Un funcionario militar, rubio, flaco, de trato amable, que, aunque no lo decía, nos hacía entender que era uno de quienes estaba a cargo, nos pidió nuestras cédulas de identidad y explicó que estaban chequeando nuestra identidad y que el mismo comandante del batallón sería –de ser aprobada nuestra petición– quien nos llevaría a recorrer la zona para que pudiéramos grabar. Estuvimos viendo correr el minutero, todavía con nuestros teléfonos celulares, presas de la incertidumbre. Por prevención, le escribí a mi jefa Maryorin Méndez diciéndole que, si perdía la comunicación con nosotros en las próximas horas, encendiera todas las alertas porque habíamos sido detenidos. Aunque no había razón alguna, aparente o razonable, de pensar que aquello iba a suceder con certeza, sabíamos que era posible.

Los periodistas que trabajamos hechos riesgosos usualmente nos guiamos por un protocolo de seguridad que contempla enviarle a alguien nuestra ubicación en tiempo real por Whatsapp, comunicarnos solo por Telegram con la opción de autoborrado de mensajes activada, acordar contactos periódicos para avisar que estamos bien y no publicar nada desde la zona de cubrimiento.

Salimos a la fachada del comando a estirar las piernas y un militar nos escoltó «amablemente». En eso llegó el comandante, distinguible por su impecable uniforme de campaña (aunque sin ninguna identificación visible) y su aura y ademanes de autoridad. Había llegado con una periodista de medios del Gobierno venezolano llamada Madelein García y dos camarógrafos (quienes, al verme, se acercaron a saludar porque me habían reconocido de alguna pauta periodística). Madelein vio a mi compañero Luis Gonzalo y frente a nosotros, pero a una distancia, secreteó con el comandante.

El comandante volteó a vernos mientras ella le hablaba. Terminaron la conversación y el comandante entró. Acto seguido, dos militares nos pidieron que entráramos y esperáramos en la antesala, alegando que ya nos iban a dar respuesta. Eso hicimos, pero notamos enseguida que la actitud de los soldados había cambiado. Nos pidieron que les entregáramos todas nuestras pertenencias: celulares, bolsos y equipos fotográficos. Los revisaron frente a nosotros haciendo una suerte de inventario y ese fue el último momento en que vimos nuestras pertenencias.

Uno de ellos nos dijo: «Por seguridad, tenemos que chequear todos los equipos que traen y luego se los devolvemos». Sin embargo, vimos que los sacaron del comando y supimos que estábamos completamente incomunicados y ahora imposibilitados para irnos.

Nadie nos daba explicación alguna.
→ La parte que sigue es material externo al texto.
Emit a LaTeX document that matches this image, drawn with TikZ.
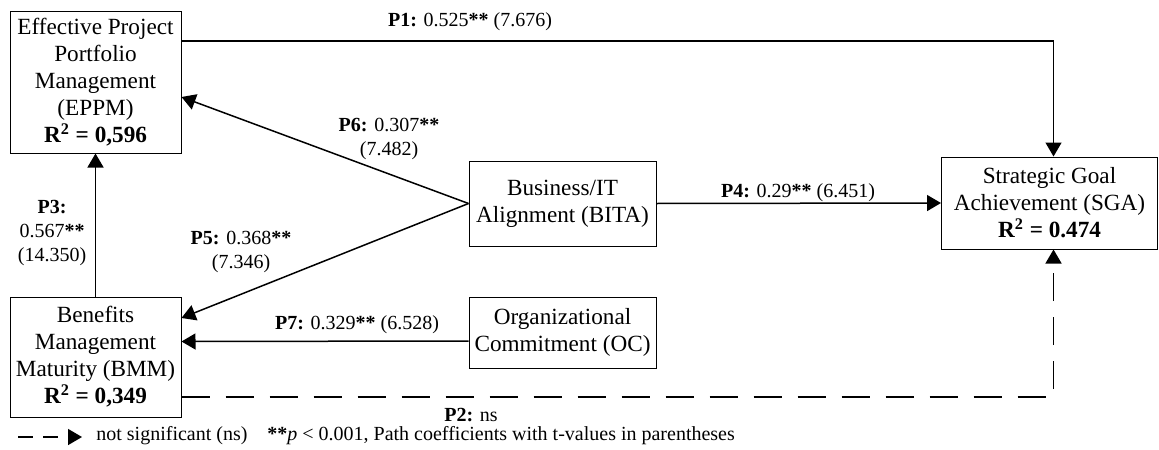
\documentclass[tikz,border=0pt]{standalone}
\usepackage{fontspec}
\setmainfont{Liberation Serif}
\usepackage{tikz}
\usetikzlibrary{arrows.meta,positioning,calc}
\tikzset{
    %Define standard arrow tip
    >={Triangle[length=7pt,width=8pt]},
    %Define style for boxes
    konstrukt/.style={
           rectangle,
           draw=black, line width=0.5pt,
           align=center,
           inner sep=0pt,
           font=\fontsize{11.6}{13.5}\selectfont},
    % Define arrow style
    pfad/.style={
           ->,
           line width=0.75pt},
    % Dashed arrow for non significant path
    nspfad/.style={
           ->,
           line width=0.75pt,
           dash pattern=on 14pt off 8pt},
    % Node for path coefficients
    koeff/.style={
           align=center,
           inner sep=0pt,
           font=\fontsize{10}{12}\selectfont}
}

\begin{document}
\begin{tikzpicture}[x=0.5pt,y=-0.5pt]
    \useasboundingbox (0,0) rectangle (1159,449);
    	\node[konstrukt, minimum width=85.5pt, minimum height=70.5pt] (eppm) at (95.5,82.5)
    	{Effective Project\\Portfolio\\Management\\(EPPM)\\\textbf{R\textsuperscript{2} = 0,596}};
    	\node[konstrukt, minimum width=85.5pt, minimum height=60pt] (bmm) at (95.5,357)
    	{Benefits\\Management\\Maturity (BMM)\\\textbf{R\textsuperscript{2} = 0,349}};
    	\node[konstrukt, minimum width=93.5pt, minimum height=42.5pt] (bita) at (562.5,203.5)
    	{Business/IT\\Alignment (BITA)};
    	\node[konstrukt, minimum width=93.5pt, minimum height=35.5pt] (oc) at (562.5,332.5)
    	{Organizational\\Commitment (OC)};
    	\node[konstrukt, minimum width=108pt, minimum height=46pt] (sga) at (1049.5,203)
    	{Strategic Goal\\Achievement (SGA)\\\textbf{R\textsuperscript{2} = 0.474}};
    	% paths
    	\draw[pfad] ($(eppm.east)+(0,-41.5)$) -| ($(sga.north)+(4,0)$);
    	\draw[pfad] (bita.east) -- (sga.west);
    	\draw[pfad] (bita.west) -- ($(eppm.east)+(0,14.5)$);
    	\draw[pfad] (bita.west) -- ($(bmm.east)+(0,-39)$);
    	\draw[pfad] ($(oc.west)+(0,8.5)$) -- ($(bmm.east)+(0,-15.5)$);
    	\draw[pfad] (bmm.north) -- (eppm.south);
    	\draw[nspfad] ($(bmm.east)+(0,40)$) -| ($(sga.south)+(4,0)$);
    	% coefficients
    	\node[koeff] (p1) at (470,22) {\textbf{P1:} 0.525\textbf{**} (7.676)};
    	\node[koeff] (p6) at (389,139) {\textbf{P6:} 0.307\textbf{**}\\(7.482)};
    	\node[koeff] (p4) at (798,193) {\textbf{P4:} 0.29\textbf{**} (6.451)};
    	\node[koeff] (p3) at (52,233) {\textbf{P3:}\\0.567\textbf{**}\\(14.350)};
    	\node[koeff] (p5) at (241,252) {\textbf{P5:} 0.368\textbf{**}\\(7.346)};
    	\node[koeff] (p7) at (357,325) {\textbf{P7:} 0.329\textbf{**} (6.528)};
    	\node[koeff] (p2) at (471,415) {\textbf{P2:} ns};
    	% legend
    	\coordinate (legA) at (18,437);
    	\coordinate (legB) at (82,437);
    	\draw[->, line width=0.75pt, dash pattern=on 7.5pt off 5pt] (legA) -- (legB);
    	\node[koeff, anchor=west] (legns) at (96,436) {not significant (ns)};
    	\node[koeff, anchor=west] (legp) at (267,436)
    	{\textbf{**}\textit{p} < 0.001, Path coefficients with t-values in parentheses};
\end{tikzpicture}
\end{document}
Estábamos sentados, secreteando entre nosotros, intentando descifrar la situación, que de repente se nos aclaró: llegó un comando de las Fuerzas de Acciones Especiales (FAES) –funcionarios vestidos de civil, pero con pistolas en el cinto y sin identificación visible– y nos pidieron pasar al patio del comando. Ahí nos hicieron posar de frente y de espaldas mientras nos hacían fotografías, unas con el muro de fondo, pero luego con un fondo con el distintivo de las Fuerzas Armadas. Era la típica fotografía que habíamos visto miles de veces, en las que se muestra a sospechosos capturados in fraganti… las que ruedan en las minutas policiales que recibimos los periodistas a diario. Así que, sin lugar a duda, estábamos detenidos y éramos sospechosos de algo que nadie nos aclaraba.
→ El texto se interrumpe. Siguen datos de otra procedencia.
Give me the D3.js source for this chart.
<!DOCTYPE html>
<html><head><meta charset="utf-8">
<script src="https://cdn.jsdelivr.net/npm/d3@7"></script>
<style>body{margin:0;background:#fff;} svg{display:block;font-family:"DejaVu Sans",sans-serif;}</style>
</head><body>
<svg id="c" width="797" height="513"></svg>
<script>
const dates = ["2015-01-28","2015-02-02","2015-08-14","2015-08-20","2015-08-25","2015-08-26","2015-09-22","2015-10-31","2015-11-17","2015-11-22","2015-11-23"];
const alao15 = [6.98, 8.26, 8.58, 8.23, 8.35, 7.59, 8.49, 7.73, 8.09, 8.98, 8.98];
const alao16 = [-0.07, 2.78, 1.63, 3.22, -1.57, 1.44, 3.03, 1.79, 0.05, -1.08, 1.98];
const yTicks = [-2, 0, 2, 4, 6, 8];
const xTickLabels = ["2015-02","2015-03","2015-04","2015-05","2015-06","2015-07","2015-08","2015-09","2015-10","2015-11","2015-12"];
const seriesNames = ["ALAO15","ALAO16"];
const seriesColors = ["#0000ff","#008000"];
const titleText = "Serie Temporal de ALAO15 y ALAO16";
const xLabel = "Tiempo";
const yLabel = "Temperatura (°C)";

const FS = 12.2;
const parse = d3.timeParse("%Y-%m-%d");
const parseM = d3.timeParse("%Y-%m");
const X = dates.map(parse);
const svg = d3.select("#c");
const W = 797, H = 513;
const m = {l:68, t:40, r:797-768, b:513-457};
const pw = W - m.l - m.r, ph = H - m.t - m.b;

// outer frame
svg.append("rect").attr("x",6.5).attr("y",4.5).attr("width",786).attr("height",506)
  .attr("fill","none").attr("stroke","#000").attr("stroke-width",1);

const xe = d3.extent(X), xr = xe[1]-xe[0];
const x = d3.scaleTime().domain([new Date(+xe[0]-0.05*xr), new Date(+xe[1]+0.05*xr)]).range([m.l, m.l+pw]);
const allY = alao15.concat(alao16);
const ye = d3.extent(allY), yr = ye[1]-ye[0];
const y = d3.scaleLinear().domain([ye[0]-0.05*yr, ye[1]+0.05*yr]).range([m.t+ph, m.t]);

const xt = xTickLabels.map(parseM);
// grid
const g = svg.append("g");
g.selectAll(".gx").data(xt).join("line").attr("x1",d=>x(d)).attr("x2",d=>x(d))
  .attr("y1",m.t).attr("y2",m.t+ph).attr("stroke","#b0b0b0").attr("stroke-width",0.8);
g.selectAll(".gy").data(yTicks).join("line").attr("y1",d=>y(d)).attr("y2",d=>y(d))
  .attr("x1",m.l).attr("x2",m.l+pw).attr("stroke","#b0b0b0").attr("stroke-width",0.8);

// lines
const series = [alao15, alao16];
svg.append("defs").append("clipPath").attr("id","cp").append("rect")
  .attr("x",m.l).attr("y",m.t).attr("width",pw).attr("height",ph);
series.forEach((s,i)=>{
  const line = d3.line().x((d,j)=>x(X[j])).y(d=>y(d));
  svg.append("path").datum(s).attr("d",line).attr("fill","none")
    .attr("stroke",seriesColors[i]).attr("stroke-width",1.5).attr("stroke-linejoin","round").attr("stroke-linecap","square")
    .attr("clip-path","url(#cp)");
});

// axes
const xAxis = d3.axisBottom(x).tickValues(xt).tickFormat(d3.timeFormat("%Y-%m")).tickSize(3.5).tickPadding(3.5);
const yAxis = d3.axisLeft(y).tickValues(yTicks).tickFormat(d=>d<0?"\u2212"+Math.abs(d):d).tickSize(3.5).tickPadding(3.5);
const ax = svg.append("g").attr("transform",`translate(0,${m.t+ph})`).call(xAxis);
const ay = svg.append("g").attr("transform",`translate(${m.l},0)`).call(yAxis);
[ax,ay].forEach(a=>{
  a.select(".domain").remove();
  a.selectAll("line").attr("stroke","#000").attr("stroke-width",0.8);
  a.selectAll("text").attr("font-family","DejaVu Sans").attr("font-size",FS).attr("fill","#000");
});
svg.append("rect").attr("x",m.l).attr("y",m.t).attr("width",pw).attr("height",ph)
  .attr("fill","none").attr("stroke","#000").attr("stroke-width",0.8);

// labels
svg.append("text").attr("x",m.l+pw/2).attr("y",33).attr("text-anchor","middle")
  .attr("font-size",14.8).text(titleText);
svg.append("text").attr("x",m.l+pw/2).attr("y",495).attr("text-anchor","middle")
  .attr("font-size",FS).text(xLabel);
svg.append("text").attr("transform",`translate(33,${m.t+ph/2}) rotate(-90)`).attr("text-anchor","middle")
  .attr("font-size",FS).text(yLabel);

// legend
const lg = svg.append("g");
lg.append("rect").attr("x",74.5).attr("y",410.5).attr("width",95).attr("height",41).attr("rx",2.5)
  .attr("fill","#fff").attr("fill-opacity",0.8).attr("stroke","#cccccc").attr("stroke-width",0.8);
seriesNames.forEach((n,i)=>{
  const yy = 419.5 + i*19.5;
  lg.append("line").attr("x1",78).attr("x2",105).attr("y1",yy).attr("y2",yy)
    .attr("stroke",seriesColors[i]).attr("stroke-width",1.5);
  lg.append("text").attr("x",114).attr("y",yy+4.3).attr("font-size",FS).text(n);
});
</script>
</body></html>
Pese a que nunca nos esposaron, era evidente que no podíamos dejar el lugar y que teníamos que pedir permiso para levantarnos del sofá de la antesala, así fuera para ir al baño. Cuando alguno tenía que hacerlo, iba escoltado por un soldado. De hecho, nos asignaron a dos soldados que debían vigilarnos y quienes, con el pasar de las horas, amenizaron su actitud hostil y terminaron conversando con nosotros. Incluso nos ofrecieron café y cigarrillos. Uno de ellos me dijo: «Chamo, yo no sé para qué ustedes hicieron esto, si saben cómo son las cosas». Yo le explicaba que en una zona de conflicto armado no era prudente ponernos a sacar fotos sin antes avisarles a las autoridades. «No, me refiero a venir para acá», sentenció.

En Venezuela, la prensa escrita independiente prácticamente ha desaparecido. En 2018, por ejemplo, cerró el último periódico en Apure, cuando Visión Apureña se quedó sin papel y sin forma de comprarlo, ya que la importación es exclusiva del Gobierno venezolano. Tanto Visión Apureña como cualquiera de los 110 medios impresos registrados como cerrados por la ONG Instituto Prensa y Sociedad (Ipys), desde hace veinte años comenzaron a migrar al ámbito digital.